Your objective
Only the number is wanted: count the lines that contain "seaborn".

* Begin Data excerpt *

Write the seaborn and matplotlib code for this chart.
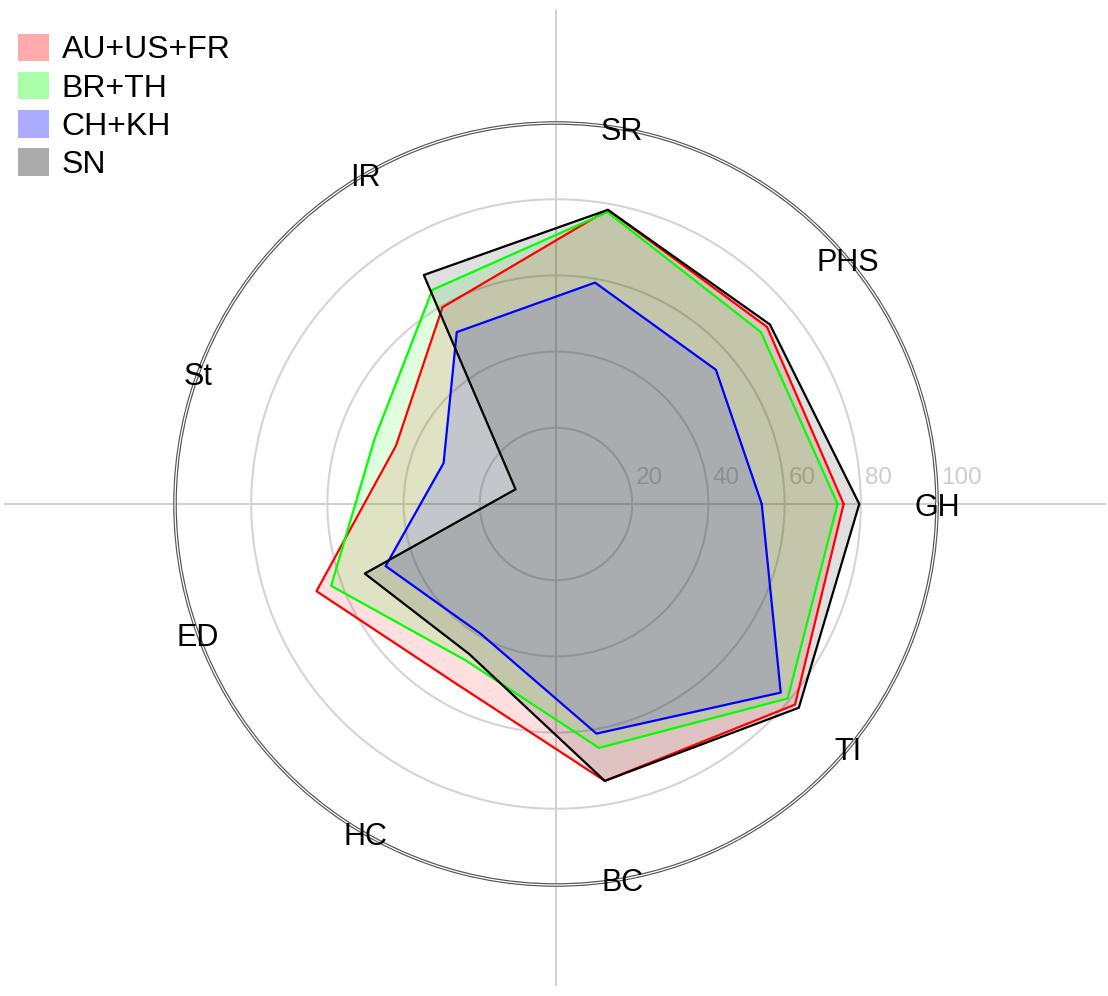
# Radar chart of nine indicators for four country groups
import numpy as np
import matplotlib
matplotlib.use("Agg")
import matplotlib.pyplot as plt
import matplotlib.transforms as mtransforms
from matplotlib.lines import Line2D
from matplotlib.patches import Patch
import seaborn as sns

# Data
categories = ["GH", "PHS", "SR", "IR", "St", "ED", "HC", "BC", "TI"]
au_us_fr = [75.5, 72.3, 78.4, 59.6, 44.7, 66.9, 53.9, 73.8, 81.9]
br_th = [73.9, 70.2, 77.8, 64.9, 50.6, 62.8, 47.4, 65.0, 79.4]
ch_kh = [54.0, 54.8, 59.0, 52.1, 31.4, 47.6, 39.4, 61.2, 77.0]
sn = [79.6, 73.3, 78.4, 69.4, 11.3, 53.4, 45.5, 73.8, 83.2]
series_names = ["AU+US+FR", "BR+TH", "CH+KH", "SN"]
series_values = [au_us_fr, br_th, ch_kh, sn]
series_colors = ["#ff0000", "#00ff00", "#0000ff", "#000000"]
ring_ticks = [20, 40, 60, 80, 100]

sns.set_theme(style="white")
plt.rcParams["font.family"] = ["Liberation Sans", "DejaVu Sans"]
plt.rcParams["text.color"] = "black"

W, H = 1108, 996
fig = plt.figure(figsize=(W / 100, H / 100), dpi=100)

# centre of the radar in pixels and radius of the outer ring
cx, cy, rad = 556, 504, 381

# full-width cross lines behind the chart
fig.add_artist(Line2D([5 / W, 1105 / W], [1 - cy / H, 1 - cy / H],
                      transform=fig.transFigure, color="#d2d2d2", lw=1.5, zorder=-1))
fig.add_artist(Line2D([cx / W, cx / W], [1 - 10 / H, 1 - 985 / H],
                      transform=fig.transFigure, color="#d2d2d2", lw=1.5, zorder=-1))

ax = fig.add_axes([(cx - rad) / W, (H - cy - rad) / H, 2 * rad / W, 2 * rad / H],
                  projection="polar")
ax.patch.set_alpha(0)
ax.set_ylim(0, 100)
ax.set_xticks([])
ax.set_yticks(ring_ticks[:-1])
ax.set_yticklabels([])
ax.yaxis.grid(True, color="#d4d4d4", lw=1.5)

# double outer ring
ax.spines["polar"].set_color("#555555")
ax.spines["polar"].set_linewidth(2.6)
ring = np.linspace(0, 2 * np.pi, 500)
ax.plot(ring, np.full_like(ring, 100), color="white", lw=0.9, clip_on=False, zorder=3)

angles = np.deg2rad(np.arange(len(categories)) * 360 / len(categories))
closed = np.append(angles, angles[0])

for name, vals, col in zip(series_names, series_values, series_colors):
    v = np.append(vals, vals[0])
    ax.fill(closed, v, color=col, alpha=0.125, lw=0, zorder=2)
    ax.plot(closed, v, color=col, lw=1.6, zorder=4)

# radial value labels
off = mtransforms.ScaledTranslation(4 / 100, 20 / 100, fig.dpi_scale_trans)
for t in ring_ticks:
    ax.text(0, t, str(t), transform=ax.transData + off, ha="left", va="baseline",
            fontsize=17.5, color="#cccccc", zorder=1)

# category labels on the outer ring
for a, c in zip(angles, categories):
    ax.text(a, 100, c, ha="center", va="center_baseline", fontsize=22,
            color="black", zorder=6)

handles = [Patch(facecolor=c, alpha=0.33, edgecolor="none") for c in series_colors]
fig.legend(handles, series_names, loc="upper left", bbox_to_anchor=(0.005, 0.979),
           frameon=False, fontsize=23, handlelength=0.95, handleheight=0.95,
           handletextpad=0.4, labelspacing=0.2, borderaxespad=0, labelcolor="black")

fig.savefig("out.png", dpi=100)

* End Data excerpt *

Answer in full
2